What’s the big deal about evidence?

(L-R) Tari Turner, Chris Roche & Andrew Newmarch at RDI Conference 2017

Tari Turner

30 Jun, 2017

This blog is based upon a presentation made by Dr Tari Turner at the Research Development Impact Conference, 13-14 June 2017.

I am absolutely an evidence advocate.

In fact, I’m such a dyed-in-the-wool supporter of the use of evidence to inform decision-making that I named my dog Archie, after Archie Cochrane who was the catalyst for the development of The Cochrane Library, which sets the standard for high-quality evidence to inform decision-making in health.

Including reliable evidence in decision-making processes can lead to demonstrably better outcomes in health. It seems to me to be remarkably foolish to ignore any reliable evidence that can help us understand the world and how it works.

But here’s the thing: I am convinced that many of the ways we think about, talk about and advocate for the use of evidence in development work are misguided and potentially harmful.

So, while I absolutely want to see more use of evidence in decision-making in development, my support for this comes with three important caveats:

1.       Evidence does not always reduce uncertainty

2.       It’s not necessarily evidence that brings about change

3.       Evidence can be inconvenient and generating it is potentially risky

Evidence does not always reduce uncertainty

Evidence is often described by advocates as a way of reducing uncertainty, of helping us understand what works and what doesn’t. While that can be true, it certainly isn’t always; and really that’s not what we should be going to the evidence expecting.

The role of research is to help us get closer to the truth. The things is, of course, that the truth is rarely simple, and is often notably messy where humans are involved. So while research can reduce uncertainty, it can also introduce more uncertainty; and rather than clarify, sometimes research can (neither my research nor decision-making colleagues want to hear this) cloud the picture for decision-makers.

An example of this is research about postpartum haemorrhage which is a major global killer of women in childbirth. A recent, large, high quality trial demonstrating the potential effectiveness of tranexamic acid has not helped us choose between the two current slightly inadequate options for prevention, but instead has provided another, slightly inadequate option. Leading not to reduced decision-making uncertainty, but instead introducing another layer of complexity.

Research can reduce uncertainty and, where it does, we should definitely use it to inform our decision-making. But we can’t naively assume that evidence will always make our decision-making processes simpler.

It’s not necessarily evidence that brings about change

Evidence is an important part of the decision-making picture, but it is only one element.
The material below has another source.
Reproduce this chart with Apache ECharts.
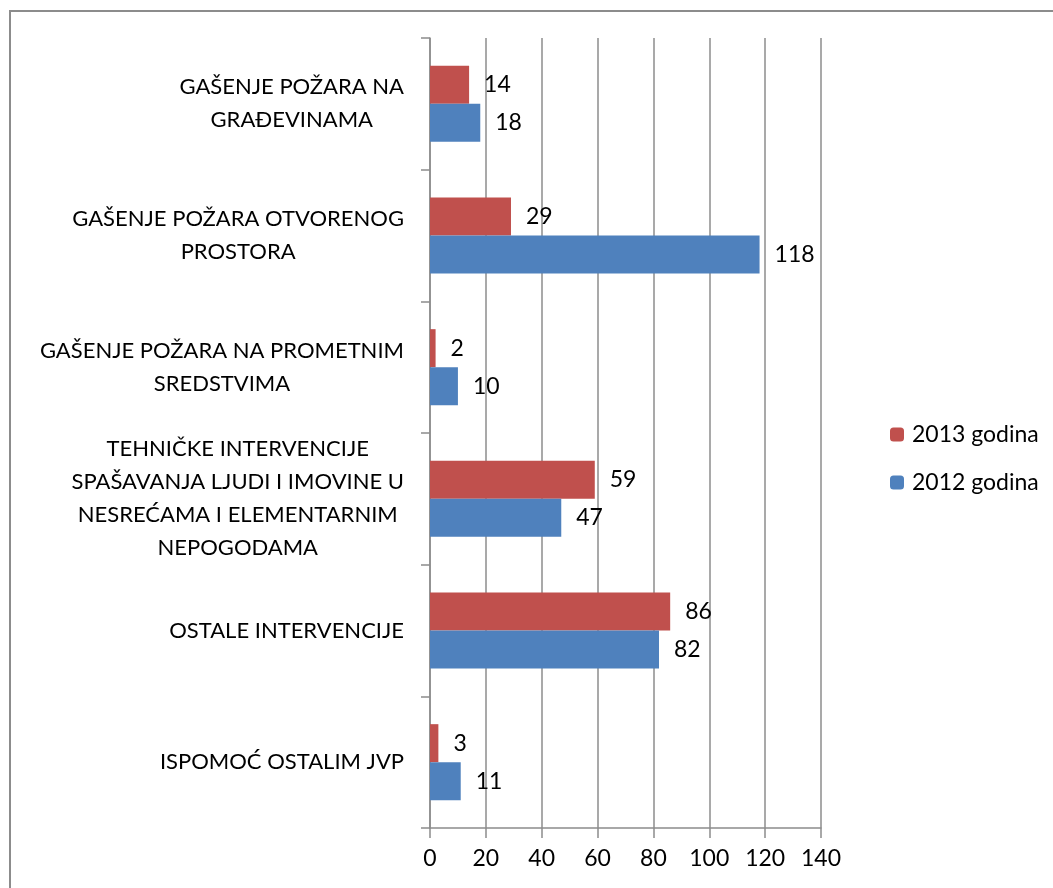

As evidence advocates, we need to be conscious that even where there is reliable, relevant evidence, and demonstrable change – it’s not necessarily evidence that brings about change

Our work supporting Australian policy-makers to use evidence in health decision-making has highlighted the many factors that, appropriately and otherwise, influence the decisions they make. As the diagram below describes (Source: The Spirit Action Framework), research evidence is just one of the many potential influences on health policy decision-making. This means that we need to be realistic about the ability for research to influence decisions; and also that we need to be sophisticated in our understanding of the decision-making context and process if evidence is to have as substantive a role as we would like.



Evidence can be inconvenient, and generating it is potentially risky

If we are to be real about generating and using evidence then we need to face up to the downside risks, and this is especially important for development agencies.

While what we want is evidence that tells us (and the world) that our programs are uniquely and astoundingly effective; we may find that when we produce rigorous evidence it actually suggests we are not having the impact we would like, and that our programs have weaknesses.

In fact, the latter form of evidence is really valuable. While evidence of effectiveness is a) good news, and b) great for marketing; evidence of room for improvement is vital if we are to refine our work and increase its impact. We must approach generating evidence with a willingness to learn, and to be wrong, if it is to be useful for us.

If we already know the answer (about whether our programs work), data collection is not research, it’s preparation for marketing. If we genuinely don’t know the answer, then we need to accept that the answers we get from research may not be the ones we want.


So, what does this mean for us?

We have established that the production and application of evidence is not always straightforward.  So, should we be practicing and advocating for greater use of research in development?

The answer is yes - definitely and unashamedly. But we should be doing so with humility about the role evidence can play, sophistication in our choice of approaches and questions, and perhaps a little scepticism about any too-easy answers.  

  • Tari Turner
    Tari Turner

    Dr Tari Turner is a Senior Research Fellow at the School of Public Health and Preventive Medicine, Monash University.